* **TASK DIRECTIONS**: Begin with the first line of the material and copy each line word for word through the line that contains "from matplotlib.ticker import MultipleLocator"; the pictures are left out.

####

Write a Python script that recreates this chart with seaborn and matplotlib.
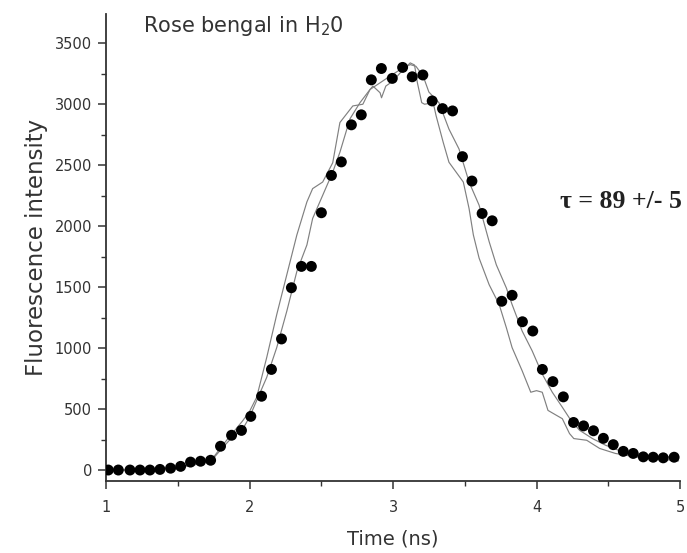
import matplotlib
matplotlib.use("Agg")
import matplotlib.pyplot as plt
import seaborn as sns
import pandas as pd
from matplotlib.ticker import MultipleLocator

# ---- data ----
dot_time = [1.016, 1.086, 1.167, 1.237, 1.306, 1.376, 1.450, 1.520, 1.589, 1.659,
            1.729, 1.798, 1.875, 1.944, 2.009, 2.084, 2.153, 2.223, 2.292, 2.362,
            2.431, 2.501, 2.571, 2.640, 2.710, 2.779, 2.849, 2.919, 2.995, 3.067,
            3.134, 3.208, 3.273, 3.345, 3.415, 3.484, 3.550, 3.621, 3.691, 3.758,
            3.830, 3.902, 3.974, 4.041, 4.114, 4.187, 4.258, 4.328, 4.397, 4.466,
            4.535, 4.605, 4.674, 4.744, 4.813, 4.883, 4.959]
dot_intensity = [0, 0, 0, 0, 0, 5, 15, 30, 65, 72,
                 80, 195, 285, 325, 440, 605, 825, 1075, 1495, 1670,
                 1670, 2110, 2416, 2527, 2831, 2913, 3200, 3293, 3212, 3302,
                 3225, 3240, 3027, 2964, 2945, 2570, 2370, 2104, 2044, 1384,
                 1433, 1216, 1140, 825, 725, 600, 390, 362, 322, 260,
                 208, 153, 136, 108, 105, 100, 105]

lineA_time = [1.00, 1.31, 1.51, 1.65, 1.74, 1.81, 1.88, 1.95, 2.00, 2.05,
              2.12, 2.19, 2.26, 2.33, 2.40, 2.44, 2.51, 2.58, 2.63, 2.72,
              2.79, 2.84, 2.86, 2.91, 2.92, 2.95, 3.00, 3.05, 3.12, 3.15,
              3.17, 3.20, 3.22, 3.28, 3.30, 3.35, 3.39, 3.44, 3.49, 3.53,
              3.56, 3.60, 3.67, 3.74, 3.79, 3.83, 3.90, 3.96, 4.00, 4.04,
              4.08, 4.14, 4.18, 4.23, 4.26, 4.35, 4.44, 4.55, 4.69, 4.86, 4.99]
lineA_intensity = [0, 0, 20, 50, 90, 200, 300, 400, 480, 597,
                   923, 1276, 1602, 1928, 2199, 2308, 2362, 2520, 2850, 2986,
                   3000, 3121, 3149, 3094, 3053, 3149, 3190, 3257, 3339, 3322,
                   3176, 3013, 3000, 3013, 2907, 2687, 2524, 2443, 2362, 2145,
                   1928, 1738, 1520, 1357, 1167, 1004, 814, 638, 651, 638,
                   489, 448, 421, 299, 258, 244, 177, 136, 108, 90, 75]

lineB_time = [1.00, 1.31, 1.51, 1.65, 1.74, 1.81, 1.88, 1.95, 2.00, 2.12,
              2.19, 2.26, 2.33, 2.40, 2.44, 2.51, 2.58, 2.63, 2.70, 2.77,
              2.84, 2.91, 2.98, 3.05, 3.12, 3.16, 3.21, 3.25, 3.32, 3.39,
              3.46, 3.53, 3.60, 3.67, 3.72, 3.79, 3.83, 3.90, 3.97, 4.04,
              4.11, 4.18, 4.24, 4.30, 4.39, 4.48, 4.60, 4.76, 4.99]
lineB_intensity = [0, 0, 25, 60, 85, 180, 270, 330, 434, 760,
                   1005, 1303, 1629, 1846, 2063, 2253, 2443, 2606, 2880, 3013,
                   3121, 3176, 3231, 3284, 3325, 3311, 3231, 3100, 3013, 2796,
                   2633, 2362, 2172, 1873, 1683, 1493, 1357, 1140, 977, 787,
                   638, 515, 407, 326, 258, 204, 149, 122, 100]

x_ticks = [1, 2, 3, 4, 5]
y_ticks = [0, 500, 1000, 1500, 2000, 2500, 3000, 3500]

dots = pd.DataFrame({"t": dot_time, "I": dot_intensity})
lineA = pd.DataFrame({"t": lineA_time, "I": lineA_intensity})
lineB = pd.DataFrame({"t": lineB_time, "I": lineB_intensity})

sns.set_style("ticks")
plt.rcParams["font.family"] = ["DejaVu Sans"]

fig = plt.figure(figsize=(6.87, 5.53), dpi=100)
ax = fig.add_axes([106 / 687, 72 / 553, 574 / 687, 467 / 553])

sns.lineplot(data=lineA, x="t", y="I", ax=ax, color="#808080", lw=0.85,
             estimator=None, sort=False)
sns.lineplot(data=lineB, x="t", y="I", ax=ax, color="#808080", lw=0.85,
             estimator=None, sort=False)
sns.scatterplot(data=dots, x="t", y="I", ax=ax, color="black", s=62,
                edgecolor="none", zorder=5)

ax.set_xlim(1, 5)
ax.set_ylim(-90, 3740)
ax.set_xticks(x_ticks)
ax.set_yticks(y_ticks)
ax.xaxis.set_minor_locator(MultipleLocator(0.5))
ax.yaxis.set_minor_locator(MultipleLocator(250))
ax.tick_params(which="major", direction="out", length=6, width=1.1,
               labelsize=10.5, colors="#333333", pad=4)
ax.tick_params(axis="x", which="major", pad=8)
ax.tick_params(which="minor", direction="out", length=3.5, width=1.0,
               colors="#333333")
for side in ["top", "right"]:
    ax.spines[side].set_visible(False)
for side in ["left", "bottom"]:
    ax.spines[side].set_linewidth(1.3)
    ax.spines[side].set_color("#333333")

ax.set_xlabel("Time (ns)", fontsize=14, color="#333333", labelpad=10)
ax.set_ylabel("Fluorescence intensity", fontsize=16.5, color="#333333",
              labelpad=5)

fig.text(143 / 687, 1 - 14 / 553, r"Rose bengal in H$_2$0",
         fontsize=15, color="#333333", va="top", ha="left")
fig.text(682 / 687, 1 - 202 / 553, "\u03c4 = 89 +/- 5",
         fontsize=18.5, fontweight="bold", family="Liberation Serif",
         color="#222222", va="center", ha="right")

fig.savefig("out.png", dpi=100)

####

* **COMPLETED EXERCISE**:
Write a Python script that recreates this chart with seaborn and matplotlib.
import matplotlib
matplotlib.use("Agg")
import matplotlib.pyplot as plt
import seaborn as sns
import pandas as pd
from matplotlib.ticker import MultipleLocator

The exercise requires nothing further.